Les Chroniques de l'Imaginaire

Passage de l'Odéon - Murat, Laure

Pendant un tiers du siècle dernier à Paris, deux librairies ont existé rue de l'Odéon, quasiment en face l'une de l'autre.

De 1915 à 1951, La Maison des Amis des Livres, fondée et dirigée par Adrienne Monnier, a été le rendez-vous des écrivains et des poètes, le foyer de la vie littéraire de la rive gauche, jouant un rôle comparable à celui que tenaient les salons littéraires de la rive droite. Elle a également publié des revues, et des ouvrages, notamment la traduction française d'Ulysse, de James Joyce, en 1929. Elle a prêté des livres, en a vendu, a hébergé des conférences, a joué un rôle important d'intermédiaires entre écrivains confirmés et aspirants auteurs, et en un mot a beaucoup fait pour la culture française.

Créée en 1919 par Sylvia Beach, Shakespeare and Company était dès l'origine destinée à diffuser la littérature de langue anglaise en France. Cette aventure est indissociable de l'histoire de la publication d'Ulysses, de Joyce, en version originale anglaise, en 1921-1922. En effet, une tentative précédente aux Etats-Unis s'était soldée par une condamnation des éditrices potentielles, et une interdiction de l'ouvrage.

Dans cet ouvrage aussi documenté que ceux que j'avais déjà eu le plaisir de lire, Laure Murat évoque des décennies de vie culturelle parisienne, tout en exposant la généalogie d'un chef-d'oeuvre et de sa traduction en français. Elle le fait non pas de façon chronologique, mais thématique, en consacrant du temps non seulement aux rapports entre les libraires et leurs clients et auteurs, mais entre elles. La réflexion sur le métier de libraire et d'éditeur m'a beaucoup intéressée, en insistant sur leur fonction d'intermédiaires, de "passeuses", de points de contact vitaux, sans qui la culture et ceux et celles qui la font ne pourraient exister.
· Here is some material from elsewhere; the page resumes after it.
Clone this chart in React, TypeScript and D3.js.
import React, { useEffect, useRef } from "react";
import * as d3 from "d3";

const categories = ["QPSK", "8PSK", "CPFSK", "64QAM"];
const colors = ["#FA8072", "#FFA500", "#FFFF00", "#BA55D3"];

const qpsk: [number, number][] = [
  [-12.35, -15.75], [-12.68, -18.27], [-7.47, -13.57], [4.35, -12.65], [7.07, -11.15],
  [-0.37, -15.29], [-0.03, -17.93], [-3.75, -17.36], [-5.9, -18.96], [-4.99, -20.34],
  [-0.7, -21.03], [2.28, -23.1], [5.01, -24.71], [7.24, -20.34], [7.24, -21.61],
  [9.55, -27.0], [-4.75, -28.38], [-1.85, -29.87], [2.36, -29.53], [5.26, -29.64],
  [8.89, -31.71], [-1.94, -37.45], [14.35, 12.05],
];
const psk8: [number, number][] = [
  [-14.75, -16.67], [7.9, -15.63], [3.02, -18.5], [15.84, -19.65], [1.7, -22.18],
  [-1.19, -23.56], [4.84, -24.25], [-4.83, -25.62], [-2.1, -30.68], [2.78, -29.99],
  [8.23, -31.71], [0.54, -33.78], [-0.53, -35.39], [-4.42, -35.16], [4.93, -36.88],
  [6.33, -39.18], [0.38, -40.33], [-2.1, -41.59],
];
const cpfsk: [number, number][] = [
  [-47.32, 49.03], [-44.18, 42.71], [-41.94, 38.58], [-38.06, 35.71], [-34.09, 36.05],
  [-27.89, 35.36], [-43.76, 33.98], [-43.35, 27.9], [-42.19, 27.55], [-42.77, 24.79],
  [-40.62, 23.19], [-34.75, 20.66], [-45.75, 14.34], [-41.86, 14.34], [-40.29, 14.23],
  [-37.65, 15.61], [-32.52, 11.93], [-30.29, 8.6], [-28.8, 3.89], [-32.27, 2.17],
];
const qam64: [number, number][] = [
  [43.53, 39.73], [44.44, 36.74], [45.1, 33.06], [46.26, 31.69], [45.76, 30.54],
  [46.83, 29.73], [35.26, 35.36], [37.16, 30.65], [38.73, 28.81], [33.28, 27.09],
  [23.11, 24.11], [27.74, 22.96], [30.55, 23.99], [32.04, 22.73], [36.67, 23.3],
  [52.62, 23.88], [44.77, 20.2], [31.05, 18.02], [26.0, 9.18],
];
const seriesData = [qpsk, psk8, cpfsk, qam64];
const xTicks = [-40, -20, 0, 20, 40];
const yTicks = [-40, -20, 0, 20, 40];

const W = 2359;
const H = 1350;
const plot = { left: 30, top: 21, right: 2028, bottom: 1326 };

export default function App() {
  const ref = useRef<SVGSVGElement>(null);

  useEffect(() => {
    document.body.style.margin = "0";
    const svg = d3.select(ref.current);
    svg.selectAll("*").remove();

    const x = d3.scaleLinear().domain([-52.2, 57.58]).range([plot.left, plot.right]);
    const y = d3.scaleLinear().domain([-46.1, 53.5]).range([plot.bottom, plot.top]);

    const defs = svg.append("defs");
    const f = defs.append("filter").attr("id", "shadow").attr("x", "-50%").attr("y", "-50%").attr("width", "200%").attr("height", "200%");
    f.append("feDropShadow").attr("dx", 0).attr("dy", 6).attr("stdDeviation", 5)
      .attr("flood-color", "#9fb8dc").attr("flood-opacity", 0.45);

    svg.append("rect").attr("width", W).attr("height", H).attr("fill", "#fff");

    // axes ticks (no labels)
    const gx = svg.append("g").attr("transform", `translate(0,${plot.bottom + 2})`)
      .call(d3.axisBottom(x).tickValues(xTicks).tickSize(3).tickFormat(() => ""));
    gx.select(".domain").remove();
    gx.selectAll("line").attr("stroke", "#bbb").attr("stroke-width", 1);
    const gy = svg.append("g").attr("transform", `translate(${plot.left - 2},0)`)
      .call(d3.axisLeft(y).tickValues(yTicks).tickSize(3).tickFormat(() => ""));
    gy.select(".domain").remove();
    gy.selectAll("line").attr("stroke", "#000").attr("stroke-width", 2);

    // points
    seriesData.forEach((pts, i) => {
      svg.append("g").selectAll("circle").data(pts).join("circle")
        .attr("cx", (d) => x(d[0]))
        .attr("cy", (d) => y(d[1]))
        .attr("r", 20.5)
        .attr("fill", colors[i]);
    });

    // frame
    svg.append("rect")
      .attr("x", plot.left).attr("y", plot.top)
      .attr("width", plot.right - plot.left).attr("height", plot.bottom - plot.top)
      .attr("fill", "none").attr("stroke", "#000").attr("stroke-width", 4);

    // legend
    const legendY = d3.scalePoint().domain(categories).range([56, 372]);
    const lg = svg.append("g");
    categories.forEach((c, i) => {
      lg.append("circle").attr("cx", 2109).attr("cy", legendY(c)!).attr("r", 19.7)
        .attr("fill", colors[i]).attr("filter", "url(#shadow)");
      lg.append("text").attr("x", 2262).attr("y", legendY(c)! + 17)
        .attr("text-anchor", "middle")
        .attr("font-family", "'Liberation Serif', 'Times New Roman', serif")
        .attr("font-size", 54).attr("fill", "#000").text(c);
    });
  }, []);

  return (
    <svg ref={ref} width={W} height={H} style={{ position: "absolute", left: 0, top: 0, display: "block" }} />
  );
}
J'ai trouvé habilement rédigés les chapitres portant sur le féminisme, dans lequel Sylvia Beach se reconnaissait, et s'était engagée très jeune, et sur le genre. Celui-ci rappelle que les homosexuel.les d'il y a un siècle risquaient beaucoup à faire leur "coming out", et qu'en tant que commerçantes ces deux femmes étaient supposées ne pas afficher leur liaison, même si tout le monde en était conscient. En effet, même si des personnalités (aristocrates, artistes...) pouvaient ouvertement vivre leur homosexualité, c'était tout différent pour le reste de la population.
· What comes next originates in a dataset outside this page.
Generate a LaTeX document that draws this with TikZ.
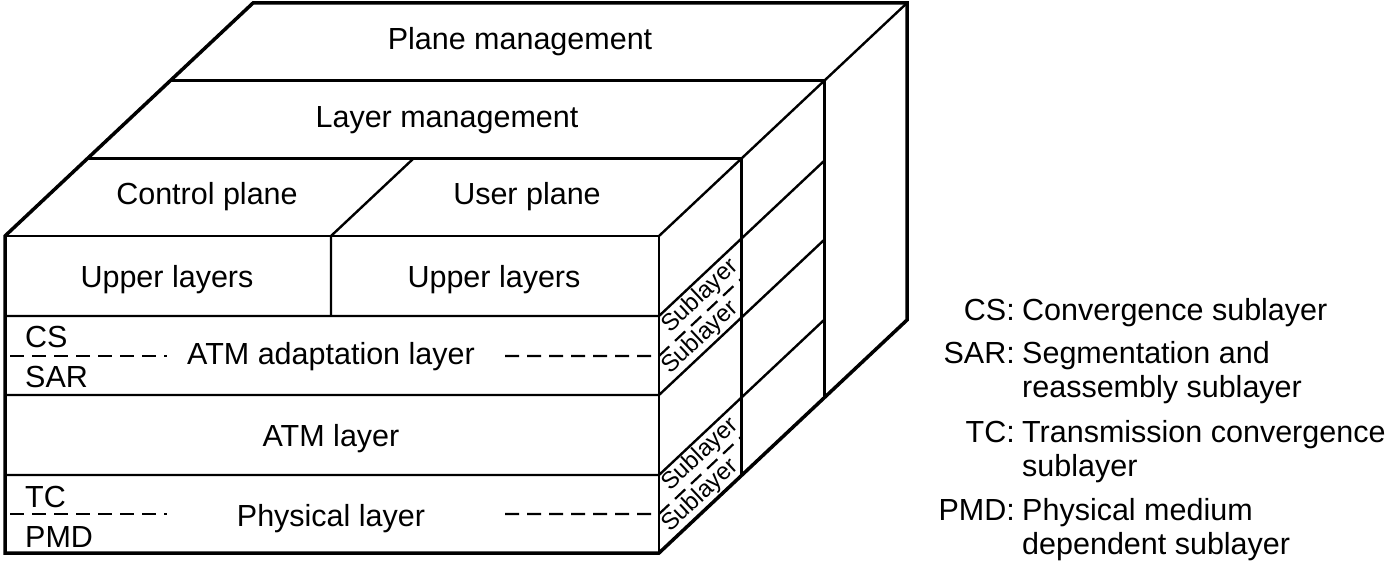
\documentclass[tikz,border=0pt]{standalone}
\usepackage{fontspec}
\setmainfont{Liberation Sans}
\begin{document}
\begin{tikzpicture}[x=1pt,y=-1pt,
  outer/.style={line width=3.5pt},
  inner/.style={line width=2.4pt},
  dashline/.style={line width=2.2pt, dash pattern=on 14pt off 8pt},
  lbl/.style={font=\fontsize{30.5}{36}\selectfont, inner sep=0pt, anchor=base},
  leftlbl/.style={lbl, anchor=base west},
  keylbl/.style={lbl, anchor=base east},
  keytxt/.style={lbl, anchor=base west},
  sub/.style={font=\fontsize{24}{28}\selectfont, inner sep=0pt, rotate=43.2}]
\useasboundingbox (0,0) rectangle (1397,564);
% corners
\coordinate (F1) at (5,236);
\coordinate (F2) at (659,236);
\coordinate (F3) at (659,553);
\coordinate (F4) at (5,553);
\coordinate (B1) at (253,3);
\coordinate (B2) at (907,3);
\coordinate (B3) at (907,320);
% slab 1 and 2 corners
\coordinate (S1L) at (87.67,158.33);
\coordinate (S1R) at (741.67,158.33);
\coordinate (S1B) at (741.67,475.33);
\coordinate (S2L) at (170.33,80.67);
\coordinate (S2R) at (824.33,80.67);
\coordinate (S2B) at (824.33,397.67);
% inner lines
\draw[inner] (F1) -- (F2) -- (F3);
\draw[inner] (F2) -- (B2);
\draw[inner] (S1L) -- (S1R) -- (S1B);
\draw[inner] (S2L) -- (S2R) -- (S2B);
% front layer lines
\coordinate (L1a) at (5,316);   \coordinate (L1b) at (659,316); \coordinate (L1c) at (824.33,160.67);
\coordinate (L2a) at (5,395);   \coordinate (L2b) at (659,395); \coordinate (L2c) at (824.33,239.67);
\coordinate (L3a) at (5,475);   \coordinate (L3b) at (659,475); \coordinate (L3c) at (824.33,319.67);
\draw[inner] (L1a) -- (L1b) -- (L1c);
\draw[inner] (L2a) -- (L2b) -- (L2c);
\draw[inner] (L3a) -- (L3b) -- (L3c);
% control/user divider
\coordinate (D1) at (331,316);
\coordinate (D2) at (331,236);
\coordinate (D3) at (413.67,158.33);
\draw[inner] (D1) -- (D2) -- (D3);
% dashed sublayer lines
\coordinate (A1) at (10,356);  \coordinate (A2) at (167,356);
\coordinate (A3) at (505,356); \coordinate (A4) at (659,356); \coordinate (A5) at (741.67,278.33);
\coordinate (P1) at (10,514);  \coordinate (P2) at (167,514);
\coordinate (P3) at (505,514); \coordinate (P4) at (659,514); \coordinate (P5) at (741.67,436.33);
\draw[dashline] (A1) -- (A2);
\draw[dashline] (A3) -- (A4) -- (A5);
\draw[dashline] (P1) -- (P2);
\draw[dashline] (P3) -- (P4) -- (P5);
% outer contour
\draw[outer] (F4) -- (F1) -- (B1) -- (B2) -- (B3) -- (F3) -- cycle;
% labels
\node[lbl] (pm) at (520,50) {Plane management};
\node[lbl] (lm) at (447,128) {Layer management};
\node[lbl] (cp) at (207,205) {Control plane};
\node[lbl] (up) at (527,205) {User plane};
\node[lbl] (ul1) at (167,287) {Upper layers};
\node[lbl] (ul2) at (494,287) {Upper layers};
\node[lbl] (aal) at (331,364) {ATM adaptation layer};
\node[lbl] (atm) at (331,446) {ATM layer};
\node[lbl] (phy) at (331,526) {Physical layer};
\node[leftlbl] (cs) at (25,347) {CS};
\node[leftlbl] (sar) at (25,387) {SAR};
\node[leftlbl] (tc) at (25,507) {TC};
\node[leftlbl] (pmd) at (25,547) {PMD};
% sublayer texts on the side face
\node[sub] (s1) at (700.3,296.2) {Sublayer};
\node[sub] (s2) at (700.3,337.7) {Sublayer};
\node[sub] (s3) at (700.3,454.7) {Sublayer};
\node[sub] (s4) at (700.3,495.7) {Sublayer};
% legend
\node[keylbl] (kcs) at (1015,320) {CS:};
\node[keytxt] (tcs) at (1022,320) {Convergence sublayer};
\node[keylbl] (ksar) at (1015,363) {SAR:};
\node[keytxt] (tsar) at (1022,363) {Segmentation and};
\node[keytxt] (tsar2) at (1022,397) {reassembly sublayer};
\node[keylbl] (ktc) at (1015,442) {TC:};
\node[keytxt] (ttc) at (1022,442) {Transmission convergence};
\node[keytxt] (ttc2) at (1022,476) {sublayer};
\node[keylbl] (kpmd) at (1015,520) {PMD:};
\node[keytxt] (tpmd) at (1022,520) {Physical medium};
\node[keytxt] (tpmd2) at (1022,554) {dependent sublayer};
\end{tikzpicture}
\end{document}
L'ouvrage, réédité avec une préface de l'autrice vingt ans après sa première publication, est sans nul doute important pour qui souhaite en savoir davantage sur la vie culturelle parisienne de cette époque. Il est parfaitement documenté, avec des notes de bas de page informatives sans être pesantes, une chronologie et un index de personnages fort utiles en fin d'ouvrage, ainsi qu'une bibliographie impressionnante, pour ceux et celles qui voudraient aller plus loin.